Acte IV

Acte 4, puisqu’il paraît acquis que nos prochains week-ends seront de nouveau scandés par les « mobilisation à venir », les cortèges et les décomptes. Acte 4, et peu importe que l’on soit, comme moi, vacciné volontaire et convaincu que le passe sanitaire soit un mal nécessaire, on ne peut se contenter de fustiger les pancartes abjectes, l’irrationalité péremptoire des antivax parmi les manifestants et l’irresponsabilité misérable de ceux qui, depuis longtemps en mal d’avenir politique, accourent à leur tête… même si c’est vrai, et même si cela soulage.

Or, après quatre mobilisations estivales, le mouvement emprunte suffisamment aux Gilets Jaunes pour y entrevoir la poursuite des actes antérieurs et cet acte 28, souligne une faiblesse structurelle de ce quinquennat. Car on ne peut oublier les promesses de 2017. Promesses électorales, mais promesses qui disaient assez d’un diagnostic auquel Emmanuel Macron s’est abstenu d’apporter la réponse qu’il annonçait. Car lui (aussi) devait changer la façon de faire la politique. En Marche devait partir de la société civile et porter les aspirations soufflées par le peuple, ou la base. Dans la méthode et sur le fond, il n’en a rien été. Les réformes adoptées n’ont guère brillé par leur originalité et l’exercice du pouvoir s’est inscrit dans le plus pur style académique de la Vème République. Les parlementaires ont été ringardisés, les corps intermédiaires ignorés. Quant aux consultations scénarisées, elles sont restées très classiquement de façade, l’ensemble culminant dans la confiscation du résultat du « grand débat national » et l’escamotage définitif des cahiers de doléance, paroxysme de mystification participative.
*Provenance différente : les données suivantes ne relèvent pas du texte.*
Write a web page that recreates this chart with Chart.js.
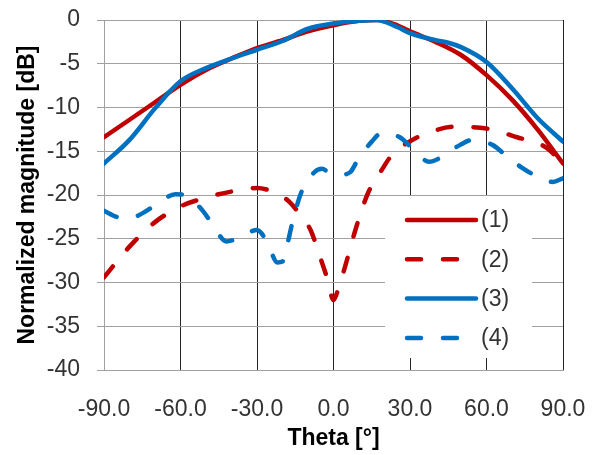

Et il semble bien que, tout à sa réélection et sa verticalité, Emmanuel Macron ait fait le choix tactique de s’installer dans la confrontation. « La rue ou moi », c’est un classique qui marche mais dont les présidents sous-estiment les revers à long-terme, dont la radicalisation et le divorce démocratique, pour ne pas dire la sécession. Sans confondre le bruit et le nombre, il faut ajouter cette fois, à ce risque ordinaire, le risque sanitaire si l’opposition se cristallisait. Nous aurons besoin d’adhésion plus que de confrontation, de pédagogie présidentielle plus que de démonstrations d’autorité. Le virus a déjà joué les rappels par deux fois, revenant quand on le croyait évanoui : il est là pour durer, il est donc encore temps de s’y mettre.